■ **Task brief**:
Skip the pictures. Transcribe the rest of the data below without changing a word.

■ **Collected material**:
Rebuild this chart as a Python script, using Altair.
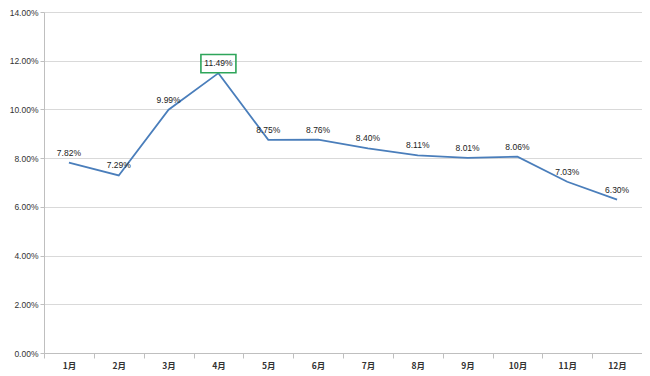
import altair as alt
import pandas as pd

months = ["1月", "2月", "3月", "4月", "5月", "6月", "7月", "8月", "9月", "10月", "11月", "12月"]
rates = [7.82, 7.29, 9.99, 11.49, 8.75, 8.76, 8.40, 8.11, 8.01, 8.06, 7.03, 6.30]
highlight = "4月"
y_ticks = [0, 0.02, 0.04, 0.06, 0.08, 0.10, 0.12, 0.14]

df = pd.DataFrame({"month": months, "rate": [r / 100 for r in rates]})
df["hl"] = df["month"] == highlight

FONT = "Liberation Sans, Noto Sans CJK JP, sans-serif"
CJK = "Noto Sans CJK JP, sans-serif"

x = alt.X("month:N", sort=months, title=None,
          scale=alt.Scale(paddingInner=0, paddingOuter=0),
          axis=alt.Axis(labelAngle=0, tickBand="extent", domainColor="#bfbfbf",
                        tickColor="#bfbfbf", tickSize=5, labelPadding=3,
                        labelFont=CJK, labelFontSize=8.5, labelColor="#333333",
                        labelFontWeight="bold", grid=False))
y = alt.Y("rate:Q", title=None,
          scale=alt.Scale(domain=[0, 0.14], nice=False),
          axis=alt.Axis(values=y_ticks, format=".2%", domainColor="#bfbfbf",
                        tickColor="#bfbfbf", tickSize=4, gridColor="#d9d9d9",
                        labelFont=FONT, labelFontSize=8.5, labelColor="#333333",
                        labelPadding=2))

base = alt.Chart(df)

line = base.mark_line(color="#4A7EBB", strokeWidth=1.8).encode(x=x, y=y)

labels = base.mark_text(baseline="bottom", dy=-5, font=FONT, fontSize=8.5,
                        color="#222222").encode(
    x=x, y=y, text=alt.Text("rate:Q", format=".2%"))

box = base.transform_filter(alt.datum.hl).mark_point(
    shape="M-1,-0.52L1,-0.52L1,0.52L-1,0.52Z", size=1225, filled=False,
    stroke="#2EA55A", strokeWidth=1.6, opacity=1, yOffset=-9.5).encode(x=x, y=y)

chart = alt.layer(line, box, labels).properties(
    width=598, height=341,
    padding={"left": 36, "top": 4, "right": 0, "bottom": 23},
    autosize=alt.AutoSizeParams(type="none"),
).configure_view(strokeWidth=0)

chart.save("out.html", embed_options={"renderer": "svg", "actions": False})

■ **Exercise result**:
Rebuild this chart as a Python script, using Altair.
import altair as alt
import pandas as pd

months = ["1月", "2月", "3月", "4月", "5月", "6月", "7月", "8月", "9月", "10月", "11月", "12月"]
rates = [7.82, 7.29, 9.99, 11.49, 8.75, 8.76, 8.40, 8.11, 8.01, 8.06, 7.03, 6.30]
highlight = "4月"
y_ticks = [0, 0.02, 0.04, 0.06, 0.08, 0.10, 0.12, 0.14]

df = pd.DataFrame({"month": months, "rate": [r / 100 for r in rates]})
df["hl"] = df["month"] == highlight

FONT = "Liberation Sans, Noto Sans CJK JP, sans-serif"
CJK = "Noto Sans CJK JP, sans-serif"

x = alt.X("month:N", sort=months, title=None,
          scale=alt.Scale(paddingInner=0, paddingOuter=0),
          axis=alt.Axis(labelAngle=0, tickBand="extent", domainColor="#bfbfbf",
                        tickColor="#bfbfbf", tickSize=5, labelPadding=3,
                        labelFont=CJK, labelFontSize=8.5, labelColor="#333333",
                        labelFontWeight="bold", grid=False))
y = alt.Y("rate:Q", title=None,
          scale=alt.Scale(domain=[0, 0.14], nice=False),
          axis=alt.Axis(values=y_ticks, format=".2%", domainColor="#bfbfbf",
                        tickColor="#bfbfbf", tickSize=4, gridColor="#d9d9d9",
                        labelFont=FONT, labelFontSize=8.5, labelColor="#333333",
                        labelPadding=2))

base = alt.Chart(df)

line = base.mark_line(color="#4A7EBB", strokeWidth=1.8).encode(x=x, y=y)

labels = base.mark_text(baseline="bottom", dy=-5, font=FONT, fontSize=8.5,
                        color="#222222").encode(
    x=x, y=y, text=alt.Text("rate:Q", format=".2%"))

box = base.transform_filter(alt.datum.hl).mark_point(
    shape="M-1,-0.52L1,-0.52L1,0.52L-1,0.52Z", size=1225, filled=False,
    stroke="#2EA55A", strokeWidth=1.6, opacity=1, yOffset=-9.5).encode(x=x, y=y)

chart = alt.layer(line, box, labels).properties(
    width=598, height=341,
    padding={"left": 36, "top": 4, "right": 0, "bottom": 23},
    autosize=alt.AutoSizeParams(type="none"),
).configure_view(strokeWidth=0)

chart.save("out.html", embed_options={"renderer": "svg", "actions": False})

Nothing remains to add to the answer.